The association also condemned the controversial bill seeking to compel medical and dental practitioners to practise for five years before relocating abroad, noting that such would rather escalate the challenge of brain drain in the health sector.
But Mr Ngige while speaking during “the morning show” on Arise TV on Monday, criticised the doctor over the ultimatum issued.
He said the resident doctors are suffering from “entitlement syndrome”, insisting that the federal government has gone to great lengths “to give them everything they want.”
“We have been managing their matter and have given them everything they want, including the residency training programme funds, we are paying them, even when in training, we pay them a full salary, pay them all the allowances and you decided that we have not done enough,” he said.
READ ALSO: Nigerian govt set to review health workers’ salary structure
“As I said before, you have the option to go. It is left for the education and health ministries to fashion out what they can do.”
On the new bill, Mr Ngige said “So you asked that a bill submitted by a member be removed as a condition not to commence strike? That is absurd,” he added.
“The entitlements syndrome, the sense of entitlement is too much in this country and as I said earlier, you obey the law you look odd, you apply the law, you look odd or you are a wicked man. I don’t have any apologies for whatever I have done in the management of trade disputes,” the minister said.
Resident doctors
Resident doctors are doctors undertaking training to become specialists/consultants. They make up the bulk of the doctors in Nigeria’s tertiary hospitals and when the NARD goes on strike, activities are crippled in such hospitals.

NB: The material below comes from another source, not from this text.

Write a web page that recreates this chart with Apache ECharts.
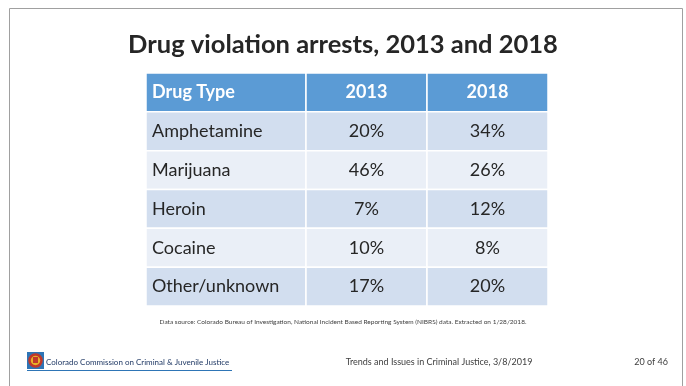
<!DOCTYPE html>
<html>
<head>
<meta charset="utf-8">
<script src="https://cdn.jsdelivr.net/npm/echarts@6/dist/echarts.min.js"></script>
<style>html,body{margin:0;padding:0;background:#fff}#c{width:686px;height:386px}</style>
</head>
<body>
<div id="c"></div>
<script>
const titleText = 'Drug violation arrests, 2013 and 2018';
const headerLabel = 'Drug Type';
const drugTypes = ['Amphetamine', 'Marijuana', 'Heroin', 'Cocaine', 'Other/unknown'];
const years = ['2013', '2018'];
const pct2013 = [20, 46, 7, 10, 17];
const pct2018 = [34, 26, 12, 8, 20];
const sourceText = 'Data source: Colorado Bureau of Investigation, National Incident Based Reporting System (NIBRS) data. Extracted on 1/28/2018.';
const footerOrg = 'Colorado Commission on Criminal & Juvenile Justice';
const footerMid = 'Trends and Issues in Criminal Justice, 3/8/2019';
const footerPage = '20 of 46';

const FONT = 'Lato, "Open Sans", sans-serif';
const rowsCat = ['header'].concat(drugTypes);

// cells: [col, row, text]
const leftCells = [[0, 0, headerLabel]].concat(drugTypes.map((d, i) => [0, i + 1, d]));
const rightCells = [];
years.forEach((y, j) => rightCells.push([j, 0, y]));
drugTypes.forEach((d, i) => {
  rightCells.push([0, i + 1, pct2013[i] + '%']);
  rightCells.push([1, i + 1, pct2018[i] + '%']);
});

function makeRender(align) {
  return function (params, api) {
    const col = api.value(0), row = api.value(1);
    const c = api.coord([col, row]);
    const s = api.size([1, 1]);
    const x0 = c[0] - s[0] / 2, y0 = c[1] - s[1] / 2;
    const isHeader = row === 0;
    const fill = isHeader ? '#5B9BD5' : (row % 2 === 1 ? '#D2DEEF' : '#EAEFF7');
    const txt = (align === 'left' ? leftCells : rightCells)[params.dataIndex][2];
    return {
      type: 'group',
      children: [
        {
          type: 'rect',
          shape: { x: x0, y: y0, width: s[0], height: s[1] },
          style: { fill: fill, stroke: '#FFFFFF', lineWidth: 1.5 }
        },
        {
          type: 'text',
          style: {
            x: align === 'left' ? x0 + 6 : c[0],
            y: c[1],
            text: txt,
            fill: isHeader ? '#FFFFFF' : '#262626',
            font: (isHeader ? 'bold ' : '') + '18px ' + FONT,
            align: align === 'left' ? 'left' : 'center',
            verticalAlign: 'middle'
          }
        }
      ]
    };
  };
}

const chart = echarts.init(document.getElementById('c'), null, { renderer: 'canvas' });
chart.setOption({
  backgroundColor: '#ffffff',
  animation: false,
  title: {
    text: titleText,
    left: 'center',
    top: 27,
    textStyle: { fontFamily: FONT, fontWeight: 'bold', fontSize: 25.5, color: '#262626' }
  },
  grid: [
    { left: 146, top: 73, width: 160, height: 233 },
    { left: 306, top: 73, width: 242, height: 233 }
  ],
  xAxis: [
    { type: 'category', gridIndex: 0, data: [headerLabel], show: false },
    { type: 'category', gridIndex: 1, data: years, show: false }
  ],
  yAxis: [
    { type: 'category', gridIndex: 0, data: rowsCat, inverse: true, show: false },
    { type: 'category', gridIndex: 1, data: rowsCat, inverse: true, show: false }
  ],
  series: [
    { type: 'custom', xAxisIndex: 0, yAxisIndex: 0, data: leftCells.map(d => [d[0], d[1]]), renderItem: makeRender('left'), silent: true },
    { type: 'custom', xAxisIndex: 1, yAxisIndex: 1, data: rightCells.map(d => [d[0], d[1]]), renderItem: makeRender('center'), silent: true }
  ],
  graphic: [
    { type: 'rect', shape: { x: 9.5, y: 8.5, width: 673, height: 400 }, style: { fill: 'none', stroke: '#A0A0A0', lineWidth: 1 }, z: -1 },
    { type: 'text', left: 'center', top: 318, style: { text: sourceText, font: '6.5px ' + FONT, fill: '#404040' } },
    // logo
    { type: 'rect', shape: { x: 27, y: 352, width: 17, height: 17 }, style: { fill: '#2E75B6' } },
    { type: 'circle', shape: { cx: 35.5, cy: 360.5, r: 6 }, style: { fill: '#E8B22A', stroke: '#C0392B', lineWidth: 2.5 } },
    { type: 'rect', shape: { x: 33, y: 357, width: 5, height: 6 }, style: { fill: '#C0392B' } },
    { type: 'text', x: 46, y: 362, style: { text: footerOrg, font: '8px ' + FONT, fill: '#1F3864', verticalAlign: 'middle' } },
    { type: 'line', shape: { x1: 27, y1: 370.5, x2: 232, y2: 370.5 }, style: { stroke: '#2E75B6', lineWidth: 1 } },
    { type: 'text', x: 439, y: 362, style: { text: footerMid, font: '9px ' + FONT, fill: '#404040', align: 'center', verticalAlign: 'middle' } },
    { type: 'text', x: 668, y: 362, style: { text: footerPage, font: '9px ' + FONT, fill: '#404040', align: 'right', verticalAlign: 'middle' } }
  ]
});
</script>
</body>
</html>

The association had in January issued an ultimatum to the government to resolve issues affecting its members, including the immediate implementation, and payment of the new hazard allowance and arrears.
New/Unmet demands
The doctors in a communique issued at the end of their National Executive Council (NEC) meeting on Saturday and signed by their President, Emeka Innocent, said the government is yet to meet their demands.
Mr Innocent said the body frowns at the deliberate refusal by the government to pay the salary arrears of 2014,2015 and 2016 to its members as well as the arrears of the consequential adjustment of minimum wage.
The NARD President said many state governors “are yet to implement the appropriate CONMESS structure, domesticate the Medical Residency Training Act (MRTA) or improve on the hazard allowance paid to NARD members.”
In the nine-point resolutions, the doctors demanded an “immediate increment in the CONMESS salary structure to the tune of 200 per cent of the current gross salary of doctors in addition to the new allowances included in the letter written by NARD to the Minister of Health, Osagie Ehanire, in 2022.
Other demands include: “The immediate massive recruitment of clinical staff in the hospitals and the complete abolishment of bureaucratic limitations to the immediate replacement of doctors who leave the system.
“Immediate commencement of payment of all salary arrears owed our members by the various state governments, notorious amongst which is the Abia State government.”